Aizome – Indigofärberei in Japan: Verschmelzung traditioneller Techniken und neuer Ideen
Färben mit Indigoblau ist eine traditionelle japanische Färbetechnik. In jüngster Zeit gibt es auf diesem Gebiet jedoch neue Entwicklungen, bei denen Altes und Neues zusammengefügt werden. Dazu zählt etwa die Verwendung kräftiger Indigoblautöne für stylische Modekombinationen sowie beim Interior Design. Aizome (Indigofärberei) ist nicht nur tief in der Kultur Japans verwurzelt, sondern schickt sich zudem an, sich weltweit einen ausgezeichneten Ruf als „Japan Blue“ zu erwerben.
Illuminiertes Kunstwerk, bestehend aus 247 zusammengefügten Tüchern,
die Indigoblau gefärbt wurden.
(Mit freundlicher Unterstützung von Awa Natural Indigo x Shape in the future Project)
Ein traditionelles Kunsthandwerk
Japans Indigofärberei beruht auf einem Farbstoff, der aus Knöterichgewächsen (Polygonaceae) gewonnen wird. Zunächst werden die Blätter getrocknet und dann längere Zeit eingeweicht sowie sorgfältig vermischt, damit sie zu gären beginnen und so der Rohstoff für das Färben, Sukumo genannt, entsteht.

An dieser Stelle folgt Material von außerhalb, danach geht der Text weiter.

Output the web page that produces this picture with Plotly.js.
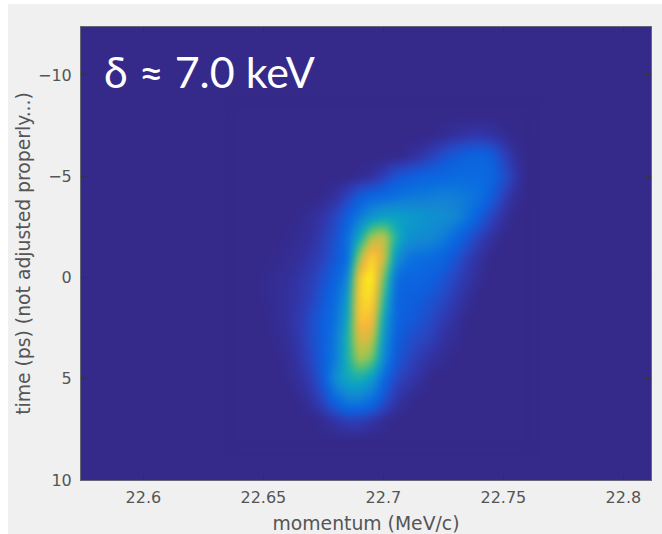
<!DOCTYPE html>
<html><head><meta charset="utf-8">
<script src="https://cdn.plot.ly/plotly-3.0.1.min.js"></script>
<style>html,body{margin:0;padding:0;background:#fff;overflow:hidden}#c{position:absolute;left:8px;top:4px;width:654px;height:530px}#c image{filter:blur(3px)}</style>
</head><body><div id="c"></div>
<script>
const momentum = [22.64,22.645,22.65,22.655,22.66,22.665,22.67,22.675,22.68,22.685,22.69,22.695,22.7,22.705,22.71,22.715,22.72,22.725,22.73,22.735,22.74,22.745,22.75,22.755,22.76];
const time = [-8,-7,-6,-5,-4,-3,-2,-1,0,1,2,3,4,5,6,7,8];
const density = [
 [0,0,0,0,0,0,0,0,0,0,0,0,0,0,0,0,0,0,0,0,0,0,0,0,0],
 [0,0,0,0,0,0,0,0,0,0,0,0,0,0,0,0,0,.01,.02,.03,.035,.025,.01,0,0],
 [0,0,0,0,0,0,0,0,0,0,0,0,0,0,.01,.03,.06,.09,.12,.14,.15,.13,.06,.015,0],
 [0,0,0,0,0,0,0,0,0,0,.005,.02,.05,.10,.12,.14,.15,.16,.17,.17,.17,.15,.09,.03,0],
 [0,0,0,0,0,0,0,.005,.02,.06,.12,.15,.17,.19,.21,.22,.23,.24,.23,.21,.19,.12,.05,.01,0],
 [0,0,0,0,0,.005,.015,.03,.07,.13,.22,.31,.36,.36,.34,.32,.30,.29,.26,.20,.12,.06,.02,0,0],
 [0,0,0,0,.005,.01,.02,.05,.09,.18,.40,.68,.72,.44,.30,.28,.26,.22,.16,.10,.05,.02,0,0,0],
 [0,0,0,.005,.01,.015,.035,.06,.11,.17,.66,.95,.74,.30,.20,.18,.17,.14,.10,.05,.02,0,0,0,0],
 [0,0,.005,.01,.015,.03,.05,.09,.14,.25,.90,1,.58,.18,.15,.15,.13,.10,.06,.03,.01,0,0,0,0],
 [0,0,.005,.01,.02,.035,.06,.11,.17,.33,.92,.95,.47,.15,.13,.12,.10,.07,.04,.015,0,0,0,0,0],
 [0,0,0,.01,.02,.04,.08,.13,.19,.38,.90,.86,.36,.15,.12,.10,.07,.04,.02,0,0,0,0,0,0],
 [0,0,0,.005,.015,.04,.08,.13,.22,.44,.78,.72,.31,.13,.09,.07,.05,.02,.01,0,0,0,0,0,0],
 [0,0,0,0,.01,.03,.07,.13,.23,.44,.66,.58,.26,.11,.07,.04,.02,.01,0,0,0,0,0,0,0],
 [0,0,0,0,.005,.02,.05,.12,.29,.40,.42,.33,.16,.07,.04,.02,0,0,0,0,0,0,0,0,0],
 [0,0,0,0,0,.005,.025,.07,.16,.23,.23,.18,.09,.03,.01,0,0,0,0,0,0,0,0,0,0],
 [0,0,0,0,0,0,0,.01,.03,.05,.05,.03,.01,0,0,0,0,0,0,0,0,0,0,0,0],
 [0,0,0,0,0,0,0,0,0,0,0,0,0,0,0,0,0,0,0,0,0,0,0,0,0]
];
const parula = [[0,'#35298a'],[.03,'#3235a8'],[.07,'#2848c4'],[.12,'#0f5ddc'],[.18,'#0a6ee0'],[.25,'#1484d4'],[.35,'#0a9fc8'],[.45,'#1fb4a6'],[.55,'#5cc070'],[.65,'#a3c650'],[.75,'#d8bb40'],[.85,'#fcb53a'],[.93,'#f8d82a'],[1,'#f9fb15']];
const xTicks = [22.6,22.65,22.7,22.75,22.8];
const xTickLabels = ['22.6','22.65','22.7','22.75','22.8'];
const yTicks = [-10,-5,0,5,10];
const tickFont = {family:'"DejaVu Sans",sans-serif',size:16,color:'#555'};
const titleFont = {family:'"DejaVu Sans",sans-serif',size:18.8,color:'#555'};
Plotly.newPlot('c',[{
  type:'heatmap',x:momentum,y:time,z:density,zmin:0,zmax:1,zsmooth:'best',
  colorscale:parula,showscale:false,hoverinfo:'skip'
}],{
  width:654,height:530,
  margin:{l:73,r:11,t:23,b:54,pad:0},
  paper_bgcolor:'#f0f0f0',plot_bgcolor:'#35298a',
  xaxis:{range:[22.574,22.8115],tickvals:xTicks,ticktext:xTickLabels,ticks:'inside',ticklen:5,tickcolor:'#333',tickwidth:1,
    mirror:'ticks',showline:true,linecolor:'#667',linewidth:1,showgrid:false,zeroline:false,tickfont:tickFont,ticklabelstandoff:3,
    title:{text:'momentum (MeV/c)',font:titleFont,standoff:10}},
  yaxis:{range:[10,-12.37],tickvals:yTicks,ticks:'inside',ticklen:5,tickcolor:'#333',tickwidth:1,
    mirror:'ticks',showline:true,linecolor:'#667',linewidth:1,showgrid:false,zeroline:false,tickfont:tickFont,ticklabelstandoff:5,
    title:{text:'time (ps) (not adjusted properly...)',font:titleFont,standoff:2}},
  annotations:[{text:'δ ≈ 7.0 keV',xref:'paper',yref:'paper',x:0.037,y:0.963,xanchor:'left',yanchor:'top',showarrow:false,
    font:{family:'Lato,sans-serif',size:43,color:'#fff'}}]
},{staticPlot:true,displayModeBar:false});
</script></body></html>
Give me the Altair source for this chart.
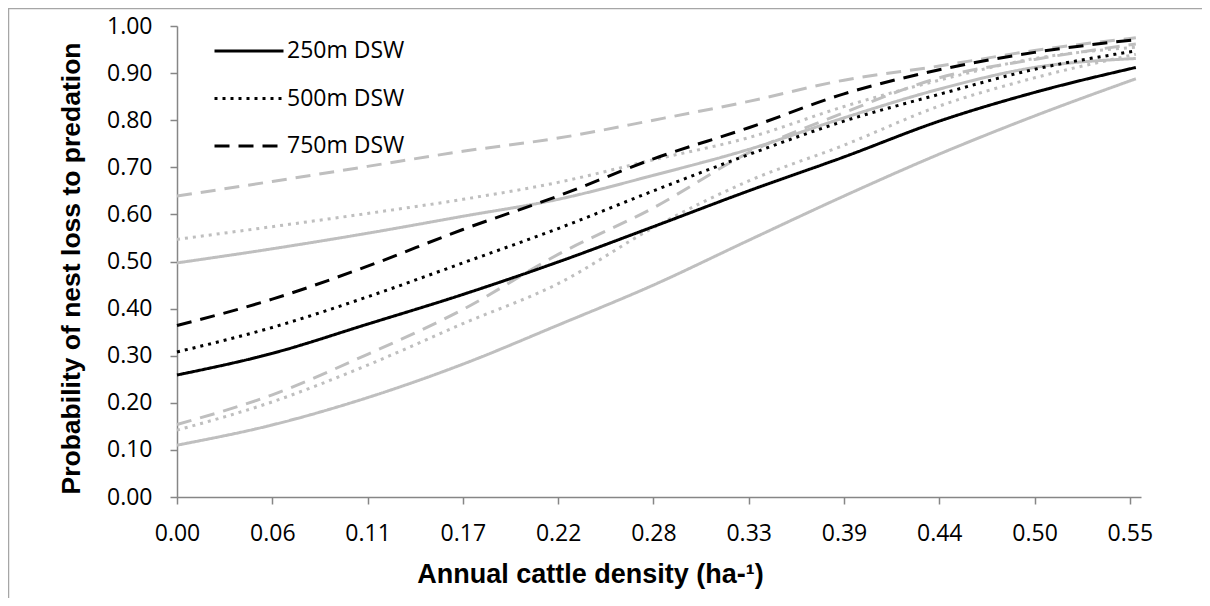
import altair as alt
import pandas as pd

# ---- data ----
x_vals = [0.0, 0.0555, 0.111, 0.1665, 0.222, 0.2775, 0.333, 0.3885, 0.444, 0.4995, 0.5585]

dsw_250 = [0.259, 0.305, 0.367, 0.430, 0.499, 0.574, 0.650, 0.722, 0.798, 0.859, 0.912]
dsw_250_lo = [0.110, 0.153, 0.211, 0.282, 0.365, 0.450, 0.545, 0.639, 0.728, 0.809, 0.888]
dsw_250_hi = [0.497, 0.527, 0.560, 0.596, 0.632, 0.683, 0.738, 0.805, 0.866, 0.912, 0.931]

dsw_500 = [0.308, 0.360, 0.425, 0.497, 0.570, 0.650, 0.727, 0.798, 0.855, 0.908, 0.947]
dsw_500_lo = [0.142, 0.202, 0.280, 0.368, 0.453, 0.572, 0.671, 0.747, 0.830, 0.890, 0.940]
dsw_500_hi = [0.547, 0.574, 0.602, 0.632, 0.668, 0.716, 0.763, 0.829, 0.885, 0.931, 0.955]

dsw_750 = [0.364, 0.420, 0.490, 0.568, 0.639, 0.718, 0.784, 0.856, 0.907, 0.944, 0.971]
dsw_750_lo = [0.154, 0.217, 0.303, 0.398, 0.515, 0.614, 0.731, 0.816, 0.890, 0.929, 0.962]
dsw_750_hi = [0.639, 0.670, 0.702, 0.734, 0.762, 0.800, 0.840, 0.885, 0.915, 0.948, 0.975]

series_names = ["250m DSW", "500m DSW", "750m DSW"]
x_tick_values = [0.0, 0.0555, 0.111, 0.1665, 0.222, 0.2775, 0.333, 0.3885, 0.444, 0.4995, 0.555]
x_tick_labels = ["0.00", "0.06", "0.11", "0.17", "0.22", "0.28", "0.33", "0.39", "0.44", "0.50", "0.55"]
y_tick_values = [0.0, 0.1, 0.2, 0.3, 0.4, 0.5, 0.6, 0.7, 0.8, 0.9, 1.0]

series = {
    ("250m DSW", "mean"): dsw_250, ("250m DSW", "lower"): dsw_250_lo, ("250m DSW", "upper"): dsw_250_hi,
    ("500m DSW", "mean"): dsw_500, ("500m DSW", "lower"): dsw_500_lo, ("500m DSW", "upper"): dsw_500_hi,
    ("750m DSW", "mean"): dsw_750, ("750m DSW", "lower"): dsw_750_lo, ("750m DSW", "upper"): dsw_750_hi,
}
rows = []
for (name, kind), vals in series.items():
    for xv, yv in zip(x_vals, vals):
        rows.append({"x": xv, "p": yv, "dsw": name, "kind": kind})
df = pd.DataFrame(rows)

dash_range = [[1, 0], [3, 5], [15, 9]]

label_expr = "[" + ",".join("'%s'" % s for s in x_tick_labels) + "][round(datum.value/0.0555)]"

x_enc = alt.X(
    "x:Q",
    scale=alt.Scale(domain=[0, 0.5615], nice=False, zero=False),
    axis=alt.Axis(
        values=x_tick_values,
        labelExpr=label_expr,
        labelFlush=False, labelOverlap=False,
        title="Annual cattle density (ha-¹)",
        titleX=413, titleY=85, titleAlign="center", titleBaseline="alphabetic", titleAngle=0,
        titleFontSize=27,
        labelPadding=18.5, tickSize=7, grid=False,
    ),
)
y_enc = alt.Y(
    "p:Q",
    scale=alt.Scale(domain=[0, 1], nice=False),
    axis=alt.Axis(
        values=y_tick_values, format=".2f",
        labelFlush=False, labelOverlap=False,
        title="Probability of nest loss to predation",
        titleX=-98, titleY=242, titleAlign="center", titleBaseline="alphabetic", titleAngle=270,
        titleFontSize=26.5,
        labelPadding=18, tickSize=7, grid=False,
    ),
)

grey = alt.Chart(df).transform_filter("datum.kind != 'mean'").mark_line(
    color="#BFBFBF", strokeWidth=3, interpolate="monotone"
).encode(
    x=x_enc, y=y_enc,
    strokeDash=alt.StrokeDash("dsw:N", scale=alt.Scale(domain=series_names, range=dash_range), legend=None),
    detail="kind:N",
)

black = alt.Chart(df).transform_filter("datum.kind == 'mean'").mark_line(
    color="black", strokeWidth=3, interpolate="monotone"
).encode(
    x=x_enc, y=y_enc,
    strokeDash=alt.StrokeDash(
        "dsw:N",
        scale=alt.Scale(domain=series_names, range=dash_range),
        legend=alt.Legend(
            title=None, orient="none", legendX=36, legendY=15,
            symbolType="stroke", symbolSize=4761, symbolStrokeWidth=3, symbolStrokeColor="black",
            labelFont="Open Sans", labelFontSize=23, labelColor="black", labelOffset=2,
            clipHeight=20, rowPadding=24.5, padding=0,
        ),
    ),
)

frame = alt.Data(values=[{}])
border_left = alt.Chart(frame).mark_rule(color="#A6A6A6", strokeWidth=1.5).encode(
    x=alt.value(-168.5), y=alt.value(-18), y2=alt.value(600)
)
border_top = alt.Chart(frame).mark_rule(color="#A6A6A6", strokeWidth=1.5).encode(
    x=alt.value(-169), x2=alt.value(1100), y=alt.value(-17.5)
)

chart = alt.layer(border_left, border_top, grey, black).resolve_scale(strokeDash="independent").properties(
    width=964, height=471,
    autosize=alt.AutoSizeParams(type="none"),
    padding={"left": 169, "top": 18, "right": 61, "bottom": 101},
).configure_view(stroke=None).configure_axis(
    domainColor="#868686", domainWidth=1.5, tickColor="#868686", tickWidth=1.5,
    labelFont="Open Sans", labelFontSize=23, labelColor="black",
    titleFont="Liberation Sans", titleFontWeight="bold", titleColor="black",
)

chart.save("out.html", embed_options={"renderer": "svg", "actions": False})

Links: Getrocknete Indigoblätter (Mit freundlicher Unterstützung von Aizome Craft Gallery)
Rechts: Fermentierte Indigoblätter (Sukumo) (Mit freundlicher Unterstützung von Aizome Craft Gallery)
Anschließend wird dem Sukumo Aschenlauge (Aku) zugefügt, um das Farbbad zu erhalten. Das Wichtigste bei der Herstellung von Sukumo ist das genaue Abmessen der Wassermenge, die hinzugefügt wird sowie die Temperatur bei der Fermentierung. Der Färber benötigt daher viel Erfahrung, bis der Farbgrundstoff endlich fertig ist. Wird nun Stoff in das Farbbad getaucht und danach an der Luft getrocknet, entsteht durch Oxidation das leuchtende Indigoblau. Wiederholtes Eintauchen führt dabei zu immer kräftigeren Farbtönen.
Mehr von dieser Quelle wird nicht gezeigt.